***** Collected material
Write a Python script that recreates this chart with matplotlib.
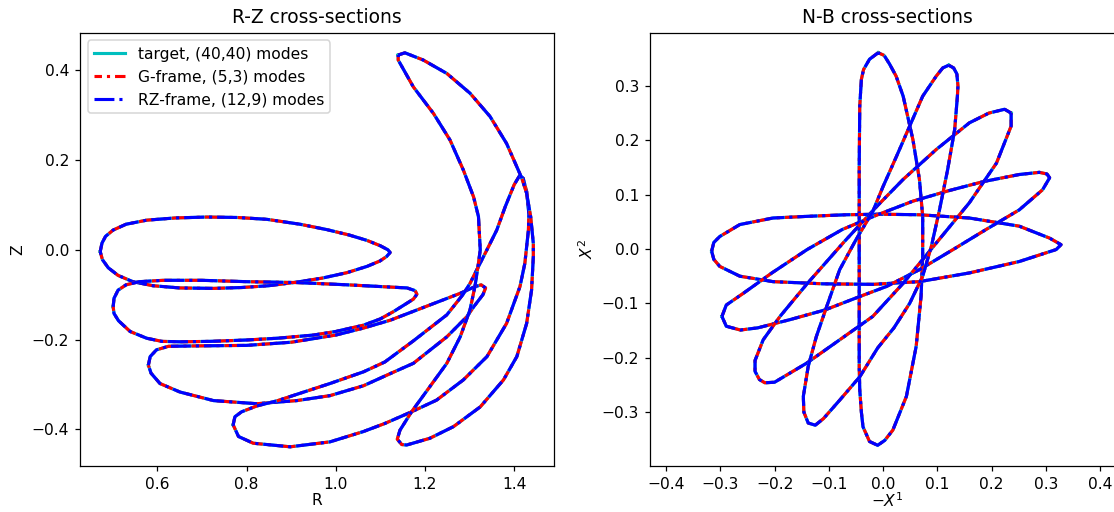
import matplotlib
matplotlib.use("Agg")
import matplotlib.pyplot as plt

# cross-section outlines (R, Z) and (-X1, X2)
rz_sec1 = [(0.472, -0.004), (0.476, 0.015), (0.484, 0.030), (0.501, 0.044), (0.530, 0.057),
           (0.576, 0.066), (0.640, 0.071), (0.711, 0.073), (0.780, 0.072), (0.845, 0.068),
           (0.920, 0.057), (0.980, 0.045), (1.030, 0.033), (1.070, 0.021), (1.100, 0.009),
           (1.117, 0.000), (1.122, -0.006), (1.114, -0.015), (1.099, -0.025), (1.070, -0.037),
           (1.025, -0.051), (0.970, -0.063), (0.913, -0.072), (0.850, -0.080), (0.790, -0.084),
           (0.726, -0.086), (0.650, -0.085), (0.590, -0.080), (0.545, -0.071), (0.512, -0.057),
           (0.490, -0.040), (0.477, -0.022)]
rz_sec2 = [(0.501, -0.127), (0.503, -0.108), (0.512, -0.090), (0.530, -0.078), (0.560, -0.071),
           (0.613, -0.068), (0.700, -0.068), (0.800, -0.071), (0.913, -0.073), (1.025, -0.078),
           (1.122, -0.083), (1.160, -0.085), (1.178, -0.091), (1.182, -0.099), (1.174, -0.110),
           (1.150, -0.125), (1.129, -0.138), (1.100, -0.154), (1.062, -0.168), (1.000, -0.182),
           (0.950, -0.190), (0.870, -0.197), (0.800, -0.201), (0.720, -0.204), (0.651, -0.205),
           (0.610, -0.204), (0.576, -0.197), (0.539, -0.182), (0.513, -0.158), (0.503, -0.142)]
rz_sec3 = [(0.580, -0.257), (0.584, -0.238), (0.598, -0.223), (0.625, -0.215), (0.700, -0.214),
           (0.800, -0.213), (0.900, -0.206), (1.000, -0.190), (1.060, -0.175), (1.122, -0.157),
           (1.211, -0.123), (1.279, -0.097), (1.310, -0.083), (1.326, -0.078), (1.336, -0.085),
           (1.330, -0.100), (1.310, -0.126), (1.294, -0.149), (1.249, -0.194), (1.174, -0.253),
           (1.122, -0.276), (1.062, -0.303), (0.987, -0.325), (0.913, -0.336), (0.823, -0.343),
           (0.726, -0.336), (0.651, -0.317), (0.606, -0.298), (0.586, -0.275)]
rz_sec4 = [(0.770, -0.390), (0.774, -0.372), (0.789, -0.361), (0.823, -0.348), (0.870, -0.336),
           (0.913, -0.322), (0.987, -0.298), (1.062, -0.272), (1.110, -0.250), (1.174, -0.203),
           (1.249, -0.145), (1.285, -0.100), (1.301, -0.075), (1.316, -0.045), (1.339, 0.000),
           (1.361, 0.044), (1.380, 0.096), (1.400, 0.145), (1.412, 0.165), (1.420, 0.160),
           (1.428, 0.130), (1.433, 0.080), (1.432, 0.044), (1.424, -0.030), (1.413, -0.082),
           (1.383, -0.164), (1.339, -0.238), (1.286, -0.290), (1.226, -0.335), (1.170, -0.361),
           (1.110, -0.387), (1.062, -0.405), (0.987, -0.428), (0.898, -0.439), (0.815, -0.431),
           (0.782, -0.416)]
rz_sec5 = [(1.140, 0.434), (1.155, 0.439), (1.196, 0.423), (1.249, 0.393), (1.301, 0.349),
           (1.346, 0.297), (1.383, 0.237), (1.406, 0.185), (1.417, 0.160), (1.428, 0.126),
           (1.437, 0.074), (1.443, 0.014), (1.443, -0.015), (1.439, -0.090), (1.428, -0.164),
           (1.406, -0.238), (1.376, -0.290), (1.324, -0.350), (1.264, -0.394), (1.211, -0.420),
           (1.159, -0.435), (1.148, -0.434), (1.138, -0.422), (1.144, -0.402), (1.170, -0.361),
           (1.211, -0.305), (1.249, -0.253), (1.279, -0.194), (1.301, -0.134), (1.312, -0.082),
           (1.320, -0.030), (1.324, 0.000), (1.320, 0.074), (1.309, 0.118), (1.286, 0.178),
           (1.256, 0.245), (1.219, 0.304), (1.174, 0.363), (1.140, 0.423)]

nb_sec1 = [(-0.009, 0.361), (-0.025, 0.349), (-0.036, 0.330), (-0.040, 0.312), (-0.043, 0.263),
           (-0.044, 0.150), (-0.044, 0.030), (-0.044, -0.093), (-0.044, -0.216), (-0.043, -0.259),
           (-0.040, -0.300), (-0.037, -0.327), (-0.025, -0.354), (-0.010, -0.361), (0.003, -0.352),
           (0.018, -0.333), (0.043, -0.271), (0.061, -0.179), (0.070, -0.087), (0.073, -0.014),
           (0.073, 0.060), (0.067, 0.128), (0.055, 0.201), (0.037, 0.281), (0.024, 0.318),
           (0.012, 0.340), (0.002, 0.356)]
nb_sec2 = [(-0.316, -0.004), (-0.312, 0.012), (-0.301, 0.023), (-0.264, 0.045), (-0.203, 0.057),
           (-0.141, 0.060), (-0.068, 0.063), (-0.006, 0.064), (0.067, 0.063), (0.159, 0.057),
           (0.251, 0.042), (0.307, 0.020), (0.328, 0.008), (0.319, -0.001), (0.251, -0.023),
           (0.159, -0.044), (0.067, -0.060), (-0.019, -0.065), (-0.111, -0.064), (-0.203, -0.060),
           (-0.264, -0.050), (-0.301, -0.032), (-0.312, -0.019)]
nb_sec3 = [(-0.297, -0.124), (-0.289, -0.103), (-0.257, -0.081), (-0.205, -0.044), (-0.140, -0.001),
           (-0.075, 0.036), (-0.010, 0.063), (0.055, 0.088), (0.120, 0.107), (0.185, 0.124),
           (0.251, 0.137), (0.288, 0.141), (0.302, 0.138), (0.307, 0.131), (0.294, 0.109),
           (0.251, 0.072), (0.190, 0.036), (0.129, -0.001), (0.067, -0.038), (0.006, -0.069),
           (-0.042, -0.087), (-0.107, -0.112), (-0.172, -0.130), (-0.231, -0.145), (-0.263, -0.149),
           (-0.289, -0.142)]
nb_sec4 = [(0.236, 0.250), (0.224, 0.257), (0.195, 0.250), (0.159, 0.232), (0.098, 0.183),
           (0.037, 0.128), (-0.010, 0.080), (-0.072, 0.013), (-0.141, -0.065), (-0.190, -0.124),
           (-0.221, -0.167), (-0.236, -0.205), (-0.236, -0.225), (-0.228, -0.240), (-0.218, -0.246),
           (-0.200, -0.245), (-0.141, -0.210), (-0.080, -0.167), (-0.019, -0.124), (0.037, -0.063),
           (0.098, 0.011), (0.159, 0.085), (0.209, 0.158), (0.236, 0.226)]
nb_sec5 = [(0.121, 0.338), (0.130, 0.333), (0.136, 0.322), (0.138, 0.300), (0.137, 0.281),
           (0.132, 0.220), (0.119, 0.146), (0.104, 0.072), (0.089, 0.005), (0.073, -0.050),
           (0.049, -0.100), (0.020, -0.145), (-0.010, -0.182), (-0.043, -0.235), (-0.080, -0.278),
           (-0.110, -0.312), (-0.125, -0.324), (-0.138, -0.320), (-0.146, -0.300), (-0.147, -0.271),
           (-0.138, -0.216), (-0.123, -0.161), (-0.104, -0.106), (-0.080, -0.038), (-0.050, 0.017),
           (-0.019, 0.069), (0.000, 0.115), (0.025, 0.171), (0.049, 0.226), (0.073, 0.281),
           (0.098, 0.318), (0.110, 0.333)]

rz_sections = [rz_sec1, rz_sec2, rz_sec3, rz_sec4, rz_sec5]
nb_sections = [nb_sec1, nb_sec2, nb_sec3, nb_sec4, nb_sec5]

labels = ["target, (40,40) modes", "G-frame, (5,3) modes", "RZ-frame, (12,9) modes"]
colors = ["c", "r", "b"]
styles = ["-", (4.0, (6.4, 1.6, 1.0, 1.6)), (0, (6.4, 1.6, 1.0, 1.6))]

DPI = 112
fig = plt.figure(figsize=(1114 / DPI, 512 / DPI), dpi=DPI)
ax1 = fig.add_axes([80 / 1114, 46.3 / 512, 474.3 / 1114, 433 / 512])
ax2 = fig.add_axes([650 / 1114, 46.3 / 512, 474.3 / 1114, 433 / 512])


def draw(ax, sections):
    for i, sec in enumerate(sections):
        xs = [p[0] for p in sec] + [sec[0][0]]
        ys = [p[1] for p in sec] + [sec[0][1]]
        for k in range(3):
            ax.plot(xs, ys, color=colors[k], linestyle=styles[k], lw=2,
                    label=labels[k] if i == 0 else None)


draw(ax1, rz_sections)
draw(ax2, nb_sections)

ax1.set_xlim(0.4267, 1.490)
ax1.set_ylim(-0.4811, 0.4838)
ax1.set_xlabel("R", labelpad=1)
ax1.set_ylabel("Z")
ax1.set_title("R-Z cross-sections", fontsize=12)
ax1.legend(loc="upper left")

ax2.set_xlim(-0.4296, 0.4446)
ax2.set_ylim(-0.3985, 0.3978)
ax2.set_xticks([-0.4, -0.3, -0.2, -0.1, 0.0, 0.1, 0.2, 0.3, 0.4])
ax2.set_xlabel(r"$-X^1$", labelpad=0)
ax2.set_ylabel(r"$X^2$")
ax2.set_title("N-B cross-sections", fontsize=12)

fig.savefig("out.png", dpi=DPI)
**********
## Exercise requirements
Write out nothing but the lines from the start of the data through the line with "import matplotlib.pyplot as plt". Leave out the pictures.

## Exercise solution
Write a Python script that recreates this chart with matplotlib.
import matplotlib
matplotlib.use("Agg")
import matplotlib.pyplot as plt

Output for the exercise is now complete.